Jaramogi then called a press conference on March 3, 1977 to announce his return to active politics.
The media ignored the presser and within the Moi camp, it was thought he was coming to help the Njoroge Mungai group at the national elections.
Frustrated
During the press conference, Jaramogi accused Kanu acting Secretary General Robert Matano and National Organising Secretary Nathan Munoko of being “tools of a small clique whose intention is to bar my participation in politics of this country.” The “clique” had Njonjo, Moi and Kibaki.
Jaramogi also lamented that his efforts to reach the president had been frustrated.

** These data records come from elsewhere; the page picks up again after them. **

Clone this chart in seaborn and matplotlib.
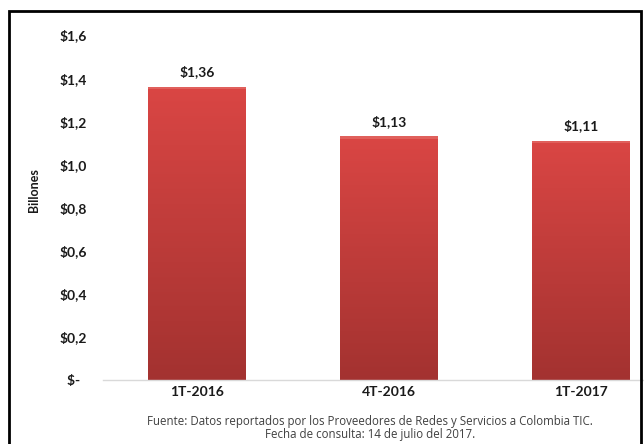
import numpy as np
import pandas as pd
import matplotlib
matplotlib.use("Agg")
import matplotlib.pyplot as plt
import seaborn as sns
from matplotlib.patches import Rectangle
from matplotlib.colors import LinearSegmentedColormap

categories = ["1T-2016", "4T-2016", "1T-2017"]
values = [1.36, 1.13, 1.11]
value_labels = ["$1,36", "$1,13", "$1,11"]
yticks = [0.0, 0.2, 0.4, 0.6, 0.8, 1.0, 1.2, 1.4, 1.6]
ytick_labels = ["$-  ", "$0,2", "$0,4", "$0,6", "$0,8", "$1,0", "$1,2", "$1,4", "$1,6"]
y_label = "Billones"
footer = ["Fuente: Datos reportados por los Proveedores de Redes y Servicios a Colombia TIC.",
          "Fecha de consulta: 14 de julio del 2017."]

sns.set_theme(style="white")
plt.rcParams['font.family'] = ['Lato', 'DejaVu Sans']

df = pd.DataFrame({"cat": categories, "val": values})

fig = plt.figure(figsize=(6.44, 4.44), dpi=100)
ax_left = 103
ax = fig.add_axes([ax_left/644, 1-380/444, 1-ax_left/644, (380-35)/444])

sns.barplot(data=df, x="cat", y="val", ax=ax, color="#C93C3A", width=0.51,
            saturation=1, edgecolor="none")

# gradient fill for each bar
cmap = LinearSegmentedColormap.from_list("redgrad", ["#A33230", "#DA4644"])
grad = np.linspace(0, 1, 256).reshape(-1, 1)
for p in ax.patches:
    x0, y0 = p.get_x(), p.get_y()
    w, h = p.get_width(), p.get_height()
    im = ax.imshow(grad, cmap=cmap, origin="lower", aspect="auto",
                   extent=[x0, x0 + w, y0, y0 + h], zorder=p.get_zorder() + 0.1)
    im.set_clip_path(p)
    ax.add_patch(Rectangle((x0, y0 + h - 0.012), w, 0.012, facecolor="#E0605C",
                           edgecolor="none", zorder=p.get_zorder() + 0.2))

ax.set_xlim(-0.49, 2.33)
ax.set_ylim(0, 1.6)
ax.set_yticks(yticks)
ax.set_yticklabels(ytick_labels, fontsize=10, fontweight="bold", color="#1a1a1a")
ax.tick_params(axis="x", labelsize=10, pad=4, length=0)
ax.tick_params(axis="y", length=0, pad=11.5)
for t in ax.get_xticklabels():
    t.set_fontweight("bold")
    t.set_color("#1a1a1a")
ax.set_xlabel("")
ax.set_ylabel(y_label, fontsize=9, fontweight="bold", color="#1a1a1a")
ax.yaxis.set_label_coords(-0.116, 0.55)

for s in ["top", "right", "left"]:
    ax.spines[s].set_visible(False)
ax.spines["bottom"].set_color("#d9d9d9")
ax.spines["bottom"].set_linewidth(1)

for i, (v, lab) in enumerate(zip(values, value_labels)):
    ax.annotate(lab, (i, v), xytext=(0, 6), textcoords="offset points",
                ha="center", va="bottom", fontsize=10, fontweight="bold", color="#1a1a1a")

fig.text(370/644, 1-421/444, footer[0], ha="center", va="center", fontsize=8.3,
         color="#404040", family=["Open Sans", "DejaVu Sans"])
fig.text(370/644, 1-434/444, footer[1], ha="center", va="center", fontsize=8.3,
         color="#404040", family=["Open Sans", "DejaVu Sans"])

fig.patches.append(Rectangle((9/644, -0.05), (641-9)/644, 1.05 - 11/444,
                             transform=fig.transFigure, fill=False,
                             edgecolor="black", linewidth=2, zorder=10))

fig.savefig("out.png", dpi=100)
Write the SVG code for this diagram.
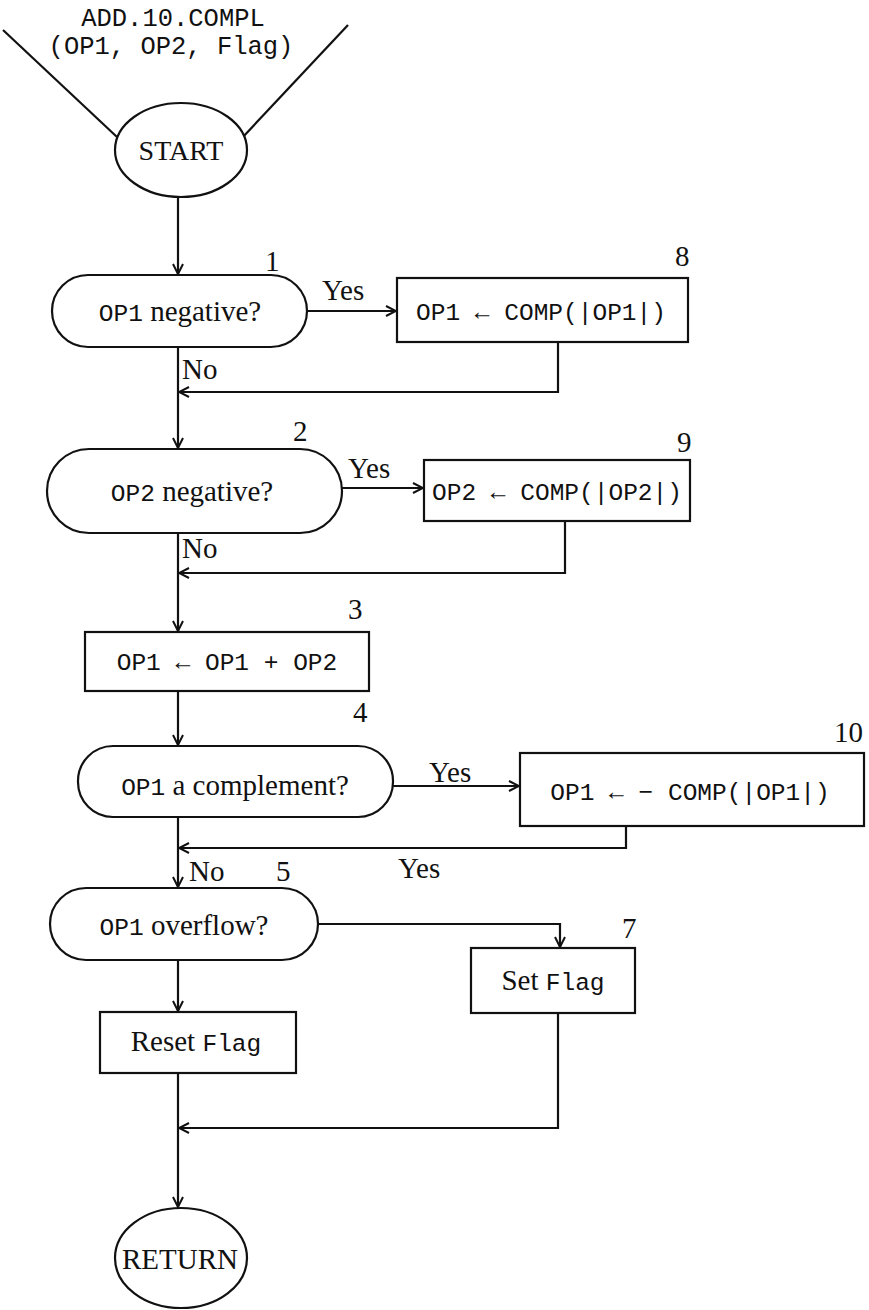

A US cable about the press conference noted that this “was a calculated move to support the Mungai group” but wondered why even the East African Standard, then under Mungai’s nephew Udi Gecaga had given the story a near-blackout.
The only reason would be, by that date, the Mungai group had not thought of Jaramogi.
The Daily Nation, then edited by Njonjo ally George Githii, did not carry the story.
It was a week after the Odinga press conference that the Mungai team met his advisers.
Details of this meeting were contained in a confidential cable authored by the US ambassador to Kenya Anthony Marshall, who had befriended Ambala in order to get intelligence reports on Jaramogi.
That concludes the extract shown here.